Suite et fin du reportage sur Franck Muller,

 

Cette montre est emblématique du renouvellement de gamme et d’image de la manufacture Franck Muller. D’une part on garde les briques de base, « l’ADN » : grande police de caractère, boitier tonneau chic et calibre Eta Valjoux 7750.
D’autre part, on change tout le reste, on passe d’un produit chic et décalé, un peu dandy, à une montre très orientée sport-chic, voire militaire.

Franck Muller Vanguard Carbonne (1)

Militaire évidemment, le noir du carbone évoque le thème de la furtivité, mais aussi celui des sports mécaniques sans pour autant succomber aux touches de rouge et autres grigris habituels, l’aspect militaire prenant le pas sur l’aspect sport méca.

  • Reste ce boitier anthracite. Obtenir une livrée tirant vers le noir est l’un des grands défis actuels de l’horlogerie sport-chic. Il n’y pas de solution parfaite. En tout cas pas l’acier, ce métal magique, pas cher, facile à travailler, stable, aisé à polir et presque aussi beau que du platine…

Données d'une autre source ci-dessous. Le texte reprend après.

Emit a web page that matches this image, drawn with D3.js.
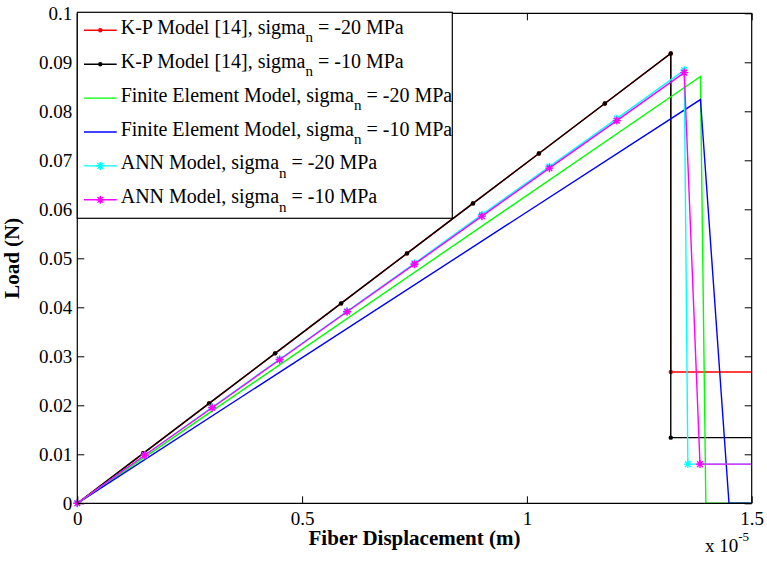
<!DOCTYPE html>
<html>
<head>
<meta charset="UTF-8">
<script src="https://d3js.org/d3.v7.min.js"></script>
<style>
  html, body { margin: 0; padding: 0; background: #fff; }
  svg text { font-family: "Liberation Serif", "Times New Roman", serif; fill: #000; }
</style>
</head>
<body>
<svg id="chart" width="767" height="563"></svg>
<script>
// --- data (x in units of 1e-5 m, load in N); tails run past the x limit and are clipped ---
const kpX    = [0, 0.1467, 0.2933, 0.44, 0.5867, 0.7333, 0.88, 1.0267, 1.1733, 1.32, 1.32, 1.6];
const kp20Y  = [0, 0.0102, 0.0204, 0.0306, 0.0408, 0.0510, 0.0612, 0.0714, 0.0816, 0.0918, 0.0268, 0.0268];
const kp10Y  = [0, 0.0102, 0.0204, 0.0306, 0.0408, 0.0510, 0.0612, 0.0714, 0.0816, 0.0918, 0.0134, 0.0134];
const fe20X  = [0, 1.386, 1.398, 1.6];
const fe20Y  = [0, 0.0871, 0, 0];
const fe10X  = [0, 1.386, 1.4495, 1.6];
const fe10Y  = [0, 0.0824, 0, 0];
const ann20X = [0, 0.15, 0.3, 0.45, 0.6, 0.75, 0.9, 1.05, 1.2, 1.35, 1.358, 1.6];
const ann20Y = [0, 0.0098, 0.0196, 0.0294, 0.0392, 0.0490, 0.0589, 0.0687, 0.0785, 0.0884, 0.0080, 0.0080];
const ann10X = [0, 0.15, 0.3, 0.45, 0.6, 0.75, 0.9, 1.05, 1.2, 1.35, 1.385, 1.6];
const ann10Y = [0, 0.0098, 0.0195, 0.0293, 0.0391, 0.0488, 0.0586, 0.0684, 0.0781, 0.0879, 0.0080, 0.0080];

const xTicks = [0, 0.5, 1, 1.5];
const yTicks = [0, 0.01, 0.02, 0.03, 0.04, 0.05, 0.06, 0.07, 0.08, 0.09, 0.1];

const series = [
  { name: "K-P Model [14], sigma", tail: " = -20 MPa", xs: kpX,    ys: kp20Y,  color: "#ff0000", marker: "dot"  },
  { name: "K-P Model [14], sigma", tail: " = -10 MPa", xs: kpX,    ys: kp10Y,  color: "#000000", marker: "dot"  },
  { name: "Finite Element Model, sigma", tail: " = -20 MPa", xs: fe20X, ys: fe20Y, color: "#00ff00", marker: null },
  { name: "Finite Element Model, sigma", tail: " = -10 MPa", xs: fe10X, ys: fe10Y, color: "#0000ff", marker: null },
  { name: "ANN Model, sigma", tail: " = -20 MPa", xs: ann20X, ys: ann20Y, color: "#00ffff", marker: "star" },
  { name: "ANN Model, sigma", tail: " = -10 MPa", xs: ann10X, ys: ann10Y, color: "#ff00ff", marker: "star" }
];

// --- layout ---
const L = 77.3, R = 751.7, T = 13.3, B = 503.3;
const svg = d3.select("#chart");
const x = d3.scaleLinear().domain([0, 1.5]).range([L, R]);
const y = d3.scaleLinear().domain([0, 0.1]).range([B, T]);

const line = d3.line().x(d => x(d[0])).y(d => y(d[1]));

svg.append("clipPath").attr("id", "clip").append("rect")
  .attr("x", L - 5).attr("y", T - 5).attr("width", R - L + 5).attr("height", B - T + 10);

function starPath(r) {
  const d = r * 0.7071;
  return `M${-r},0L${r},0M0,${-r}L0,${r}M${-d},${-d}L${d},${d}M${-d},${d}L${d},${-d}`;
}

function drawMarker(g, kind, color, cx, cy) {
  if (kind === "dot") {
    g.append("circle").attr("cx", cx).attr("cy", cy).attr("r", 2.2).attr("fill", color);
  } else if (kind === "star") {
    g.append("path").attr("d", starPath(4)).attr("transform", `translate(${cx},${cy})`)
      .attr("stroke", color).attr("stroke-width", 1.4).attr("fill", "none");
  }
}

// --- series ---
const plot = svg.append("g").attr("clip-path", "url(#clip)");
series.forEach(s => {
  const pts = s.xs.map((v, i) => [v, s.ys[i]]);
  plot.append("path").datum(pts).attr("d", line)
    .attr("fill", "none").attr("stroke", s.color).attr("stroke-width", 1.4);
  if (s.marker) {
    pts.forEach(p => drawMarker(plot, s.marker, s.color, x(p[0]), y(p[1])));
  }
});

// --- axes (MATLAB style box, ticks inside) ---
const tick = 7;
const ax = svg.append("g");

const xAxis = ax.append("g").attr("transform", `translate(0,${B})`)
  .call(d3.axisBottom(x).tickValues(xTicks).tickSize(-tick).tickPadding(8).tickFormat(d3.format("~g")));
const xTop = ax.append("g").attr("transform", `translate(0,${T})`)
  .call(d3.axisTop(x).tickValues(xTicks).tickSize(-tick).tickFormat(""));
const yAxis = ax.append("g").attr("transform", `translate(${L},0)`)
  .call(d3.axisLeft(y).tickValues(yTicks).tickSize(-tick).tickPadding(5).tickFormat(d3.format("~g")));
const yRight = ax.append("g").attr("transform", `translate(${R},0)`)
  .call(d3.axisRight(y).tickValues(yTicks).tickSize(-tick).tickFormat(""));

ax.selectAll(".domain").attr("stroke", "#000").attr("stroke-width", 1.2);
ax.selectAll(".tick line").attr("stroke", "#000").attr("stroke-width", 1);
ax.selectAll("text").attr("font-family", "Liberation Serif").attr("font-size", 19).attr("fill", "#000");
xTop.select(".domain").attr("d", `M${L},0H${R}`);
xAxis.select(".domain").attr("d", `M${L},0H${R}`);
yAxis.select(".domain").attr("d", `M0,${B}V${T}`);
yRight.select(".domain").attr("d", `M0,${B}V${T}`);

// exponent label
const expo = svg.append("text").attr("x", 705).attr("y", 552).attr("font-size", 19);
expo.append("tspan").text("x 10");
expo.append("tspan").attr("dy", -11).attr("font-size", 13).text("-5");

// axis titles
svg.append("text").attr("x", (L + R) / 2).attr("y", 545).attr("text-anchor", "middle")
  .attr("font-size", 21).attr("font-weight", "bold").text("Fiber Displacement (m)");
svg.append("text").attr("transform", `translate(19,${(T + B) / 2}) rotate(-90)`)
  .attr("text-anchor", "middle").attr("font-size", 21).attr("font-weight", "bold").text("Load (N)");

// --- legend ---
const leg = svg.append("g");
leg.append("rect").attr("x", L).attr("y", 12.3).attr("width", 452.3 - L).attr("height", 218.3 - 12.3)
  .attr("fill", "#fff").attr("stroke", "#000").attr("stroke-width", 1.2);
series.forEach((s, i) => {
  const cy = 30.3 + i * 33.9;
  leg.append("line").attr("x1", 84).attr("x2", 116.7).attr("y1", cy).attr("y2", cy)
    .attr("stroke", s.color).attr("stroke-width", 1.4);
  if (s.marker) drawMarker(leg, s.marker, s.color, 100.3, cy);
  const t = leg.append("text").attr("x", 120.7).attr("y", cy + 3.5).attr("font-size", 20);
  t.append("tspan").text(s.name);
  t.append("tspan").attr("dy", 8.5).attr("font-size", 15).text("n");
  t.append("tspan").attr("dy", -8.5).text(s.tail);
});
</script>
</body>
</html>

A mon sens, la gamme des solutions s’étend de la pire à la moins mauvaise, commençons par la pire :
la galvano sur boitier Alu ou titane, que l’on a pu voir notamment sur les Panerai composites. Sur la durée, la galvano saute et l’on se retrouve avec un boitier fort vilain.
Vient ensuite la céramique : beaucoup en usent et en abusent, Rado et Hublot en tête, c’est beau, c’est sans entretien, ça offre un look tantôt 70’, tantôt Cyberpunk. Mais la céramique se brise facilement, c’est paradoxalement pour cette raison que qu’elle est utilisée dans les blindages composites de chars : la céramique ne casse jamais dans la direction de l’impact, les projectiles sont détournés. Et quand ça casse, ça coûte très cher.
Il y aussi le traditionnel PVD ou DLC, mais c’est juste un plaquage, ça manque de noblesse. Il y’a quand même un avantage, c’est que l’usure se fait aux arrêtes, ce qui apporte un charme un peu « arme à feu » toujours sympa ; sauf si la montre ne s’y prête pas.
Reste le carbone, qui est de loin la moins mauvaise solution. C’est la seule qui associe un matériau original à la résistance (incassable), la noblesse d’un matériau noir dans la masse et l’inusabilité.
Pour produire la fibre, on prend un fil ultrafin (moins de cinq microns) de Polyacrylonitrile (un polymère) que l’on attaque à l’acide afin de permettre aux atomes de carbone d’accrocher. Ce fil est recouvert d’une forte couche de carbone et est ensuite tissé.
Finalement, on superpose plusieurs couches du tissu ainsi obtenu et on les agglomère au moyen de résines spéciales. Le produit fini est un bloc de fibre de carbone.
Ces blocs sont ensuite usinés à la commande numérique, opération qui prend de nombreuses heures, afin d’obtenir les composants du boitier de votre Franck Muller Vanguard Carbon. Ceux-ci sont ensuite assemblés selon des techniques classiques.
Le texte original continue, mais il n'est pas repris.